London, England (CNN) -- News of Britain's next royal wedding was on the front page of every British paper Wednesday, but so were mentions of the late Princess Diana.
The day after Prince William announced he had proposed to his longtime girlfriend, Kate Middleton, tabloids carried full-page pictures of the couple and broadsheets ran large, above-the-fold headlines.
"We got there in the end, darling!" was the headline on the Daily Mail. "(And it's sealed with Diana's ring!)"
"Something borrowed, something blue," wrote The Times, referring to the large sapphire-and-diamond ring William used to propose to Middleton last month.
"With this ring, Di thee wed," wrote the Daily Mirror.
William said in the couple's first joint interview Tuesday that he chose to use the ring because he wanted his mother to "be with us at such a happy time." Diana died in a Paris, France, car crash in 1997, when William was 15.
Attention on the ring and the link to Princess Diana showed how much her memory is already hovering over the upcoming wedding.

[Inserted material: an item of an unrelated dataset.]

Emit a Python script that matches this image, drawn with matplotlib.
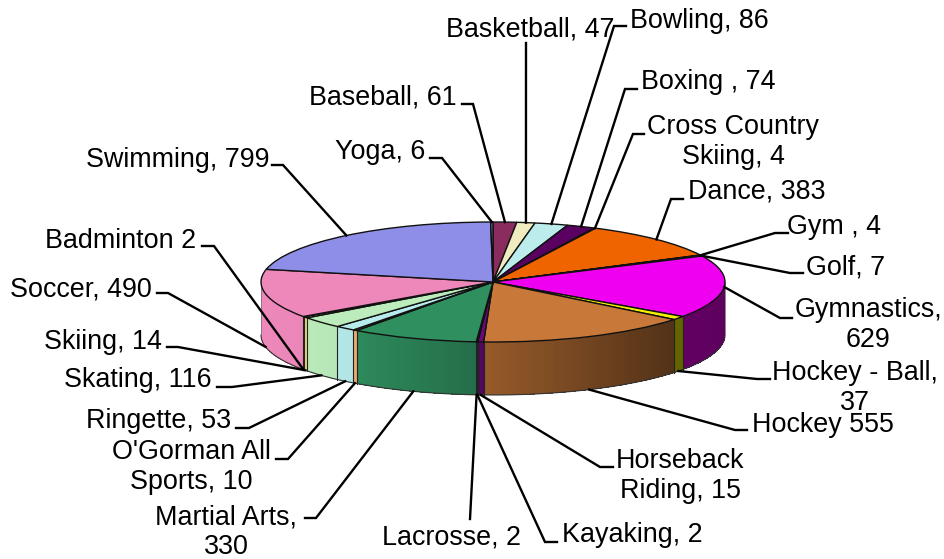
import numpy as np
import matplotlib
matplotlib.use("Agg")
import matplotlib.pyplot as plt
from matplotlib.colors import to_rgb

plt.rcParams['font.family'] = ['Liberation Sans', 'DejaVu Sans']

sports = ["Baseball", "Basketball", "Bowling", "Boxing", "Cross Country Skiing", "Dance", "Gym", "Golf",
          "Gymnastics", "Hockey - Ball", "Hockey", "Horseback Riding", "Kayaking", "Lacrosse",
          "Martial Arts", "O'Gorman All Sports", "Ringette", "Skating", "Skiing", "Badminton",
          "Soccer", "Swimming", "Yoga"]
counts = [61, 47, 86, 74, 4, 383, 4, 7, 629, 37, 555, 15, 2, 2, 330, 10, 53, 116, 14, 2, 490, 799, 6]
label_texts = ["Baseball, 61", "Basketball, 47", "Bowling, 86", "Boxing , 74", "Cross Country\nSkiing, 4",
               "Dance, 383", "Gym , 4", "Golf, 7", "Gymnastics,\n629", "Hockey - Ball,\n37", "Hockey 555",
               "Horseback\nRiding, 15", "Kayaking, 2", "Lacrosse, 2", "Martial Arts,\n330",
               "O'Gorman All\nSports, 10", "Ringette, 53", "Skating, 116", "Skiing, 14", "Badminton 2",
               "Soccer, 490", "Swimming, 799", "Yoga, 6"]
colors = ["#8b2c5e", "#f0ecc0", "#bcecec", "#5a0060", "#f08070", "#f06400", "#1060c0", "#c0c0f0",
          "#f000f0", "#f0f000", "#c87838", "#6a0a7a", "#3030a0", "#40c0c0", "#2f8f5f", "#f0b070",
          "#b8ecec", "#bcecbc", "#e8d878", "#3060a0", "#ee88bb", "#8e8ee8", "#7878c8"]

# layout, all in reference pixels
CX, CY, RX, RY, DEPTH = 493.0, 282.0, 232.0, 60.0, 53.0
WIDTH, HEIGHT = 944, 559
TEXT_DY = 2

# label centre, then the elbow of its leader (label end, bend)
label_pos = [(383, 95), (530, 28), (699, 19), (708, 80), (733, 140), (757, 190), (834, 225), (846, 265),
             (868, 323), (855, 386), (823, 423), (680, 474), (632, 533), (452, 536), (226, 530),
             (191, 465), (159, 419), (138, 378), (103, 340), (121, 239), (81, 287), (178, 158), (380, 150)]
elbows = [((462, 104), (473, 104)), ((526, 43), (526, 43)), ((626, 26), (614, 26)), ((637, 89), (625, 89)),
          ((644, 134), (633, 134)), ((683, 199), (671, 199)), ((788, 233), (775, 233)), ((803, 273), (790, 273)),
          ((792, 318), (780, 318)), ((770, 379), (757, 379)), ((747, 430), (735, 430)), ((613, 467), (600, 467)),
          ((557, 542), (545, 542)), ((470, 519), (470, 519)), ((305, 518), (316, 518)), ((276, 459), (288, 459)),
          ((236, 428), (249, 428)), ((217, 387), (232, 387)), ((167, 347), (178, 347)), ((202, 246), (214, 246)),
          ((157, 293), (168, 293)), ((272, 165), (283, 165)), ((430, 158), (442, 158))]

fig = plt.figure(figsize=(WIDTH / 100, HEIGHT / 100), dpi=100, facecolor='white')

# full figure axes: the unit circle lands on the squashed pie top
ax = fig.add_axes([0, 0, 1, 1])
ax.pie(counts, colors=colors, startangle=90, counterclock=False,
       wedgeprops={'edgecolor': '#111111', 'linewidth': 1.0}, frame=False)
ax.set_aspect('auto')
ax.set_xlim((0 - CX) / RX, (WIDTH - CX) / RX)
ax.set_ylim((CY - HEIGHT) / RY, CY / RY)
ax.axis('off')

values = np.array(counts, dtype=float)
edges = np.concatenate([[0], np.cumsum(values)]) / values.sum() * 2 * np.pi
depth_u = DEPTH / RY


def wall_shade(theta):
    # side wall gets darker towards the right
    x_px = CX + RX * np.sin(theta)
    return np.interp(x_px, [260, 350, 470, 670, 725], [1.0, 0.97, 0.78, 0.42, 0.39])


# side wall, only the front half is visible
front_a, front_b = np.pi / 2, 3 * np.pi / 2
for i in range(len(counts)):
    a, b = max(edges[i], front_a), min(edges[i + 1], front_b)
    if b <= a:
        continue
    base = np.array(to_rgb(colors[i]))
    steps = np.linspace(a, b, max(2, int((b - a) / 0.01) + 2))
    for t0, t1 in zip(steps[:-1], steps[1:]):
        c = tuple(base * wall_shade((t0 + t1) / 2))
        ts = np.array([t0, t1])
        xs = np.sin(ts)
        ys = np.cos(ts)
        ax.fill([xs[0], xs[1], xs[1], xs[0]], [ys[0], ys[1], ys[1] - depth_u, ys[0] - depth_u],
                facecolor=c, edgecolor='none', antialiased=False, zorder=0.5)

for e in edges:
    if front_a < e < front_b:
        ax.plot([np.sin(e)] * 2, [np.cos(e), np.cos(e) - depth_u], color='#222222', lw=0.8, zorder=0.8)
arc = np.linspace(front_a, front_b, 200)
ax.plot(np.sin(arc), np.cos(arc) - depth_u, color='#333333', lw=0.8, zorder=0.8)
for e in (front_a, front_b):
    ax.plot([np.sin(e)] * 2, [np.cos(e), np.cos(e) - depth_u], color='#777777', lw=0.6, zorder=0.8)

# labels and leaders in pixel coordinates
over = fig.add_axes([0, 0, 1, 1])
over.set_xlim(0, WIDTH)
over.set_ylim(HEIGHT, 0)
over.axis('off')
over.patch.set_alpha(0)

mids = (edges[:-1] + edges[1:]) / 2
for text, pos, elbow, mid in zip(label_texts, label_pos, elbows, mids):
    rim_x = CX + RX * np.sin(mid)
    rim_y = CY - RY * np.cos(mid)
    # front slices take the leader at the wall's bottom edge
    if np.cos(mid) < -0.15:
        rim_y += DEPTH
    over.plot([elbow[0][0], elbow[1][0], rim_x], [elbow[0][1], elbow[1][1], rim_y],
              color='black', lw=1.7, solid_joinstyle='miter')
    over.text(pos[0], pos[1] + TEXT_DY, text, ha='center', va='center', fontsize=19.4, color='black',
              linespacing=1.2, multialignment='center')

fig.savefig('out.png', dpi=100, facecolor='white')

"The presence of Diana, it has always been there throughout William and Harry's life, and it will now become even greater, because Kate is going to be compared at every turn," said Mark Saunders, the author of several books on the royals, also making reference to William's brother and Diana's youngest son. His remarks were made on CNN's "The Situation Room." "We're supposed to call her Catherine now -- Catherine will be compared to Diana constantly. It will never go away."
Richard Fitzwilliams, a public relations consultant and royal commentator, said the comparisons with Diana can only go so far.

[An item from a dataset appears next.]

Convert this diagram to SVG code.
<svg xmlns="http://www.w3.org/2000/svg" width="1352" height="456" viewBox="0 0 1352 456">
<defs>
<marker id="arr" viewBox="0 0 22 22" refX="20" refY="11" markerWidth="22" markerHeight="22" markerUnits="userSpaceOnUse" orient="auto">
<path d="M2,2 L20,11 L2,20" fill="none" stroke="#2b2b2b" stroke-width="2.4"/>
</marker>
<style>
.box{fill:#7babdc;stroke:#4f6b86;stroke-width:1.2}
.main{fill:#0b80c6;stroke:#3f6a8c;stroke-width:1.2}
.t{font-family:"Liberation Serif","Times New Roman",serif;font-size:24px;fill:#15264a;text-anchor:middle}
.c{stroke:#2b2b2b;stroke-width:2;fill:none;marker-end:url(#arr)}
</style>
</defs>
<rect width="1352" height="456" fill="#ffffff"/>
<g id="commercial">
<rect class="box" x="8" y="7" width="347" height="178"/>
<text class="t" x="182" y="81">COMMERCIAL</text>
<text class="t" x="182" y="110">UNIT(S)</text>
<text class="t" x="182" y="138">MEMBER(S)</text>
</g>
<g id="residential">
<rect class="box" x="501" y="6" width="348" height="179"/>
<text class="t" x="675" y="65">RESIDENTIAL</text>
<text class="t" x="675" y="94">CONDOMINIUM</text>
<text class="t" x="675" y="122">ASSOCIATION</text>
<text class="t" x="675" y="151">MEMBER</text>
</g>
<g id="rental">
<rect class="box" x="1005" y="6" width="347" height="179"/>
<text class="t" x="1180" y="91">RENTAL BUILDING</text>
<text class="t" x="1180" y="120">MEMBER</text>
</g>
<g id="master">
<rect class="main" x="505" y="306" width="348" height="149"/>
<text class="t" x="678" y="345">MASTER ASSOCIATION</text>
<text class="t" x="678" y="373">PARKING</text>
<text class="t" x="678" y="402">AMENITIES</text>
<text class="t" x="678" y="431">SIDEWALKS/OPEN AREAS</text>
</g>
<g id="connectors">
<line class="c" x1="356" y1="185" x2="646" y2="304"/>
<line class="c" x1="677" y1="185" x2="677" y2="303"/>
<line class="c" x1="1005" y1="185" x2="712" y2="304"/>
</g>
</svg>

"I assure you that Kate Middleton is not being looked at as another Princess Diana," he told CNN. "I think Prince William was emphasizing in the interview it's time to move on."
British Prime Minister David Cameron passed on the congratulations of the whole House of Commons during his weekly question time on Wednesday.
"This is wonderful news," he said. "We look forward to the wedding itself with excitement and anticipation."
That same sentiment will also draw huge numbers of tourists to Britain over the next few years and boost the British economy by 620 million pounds ($985 million), a retail research firm said Wednesday.
Wedding-related merchandise sales alone could top 26 million pounds ($41.3 million), according to Neil Saunders, a consulting director at Verdict. Food and grocery retailers could also benefit as people buy extra food, treats, champagne, and wine to celebrate the occasion, he said.
Tourism and travel could bring in an additional 216 million pounds ($343 million), he said.
"Although times have changed since the last big royal engagement of Prince Charles and Lady Diana, many people will still be keen to buy some form or keepsake or memento and retailers will rush to capitalize on the merchandising opportunities," Saunders said.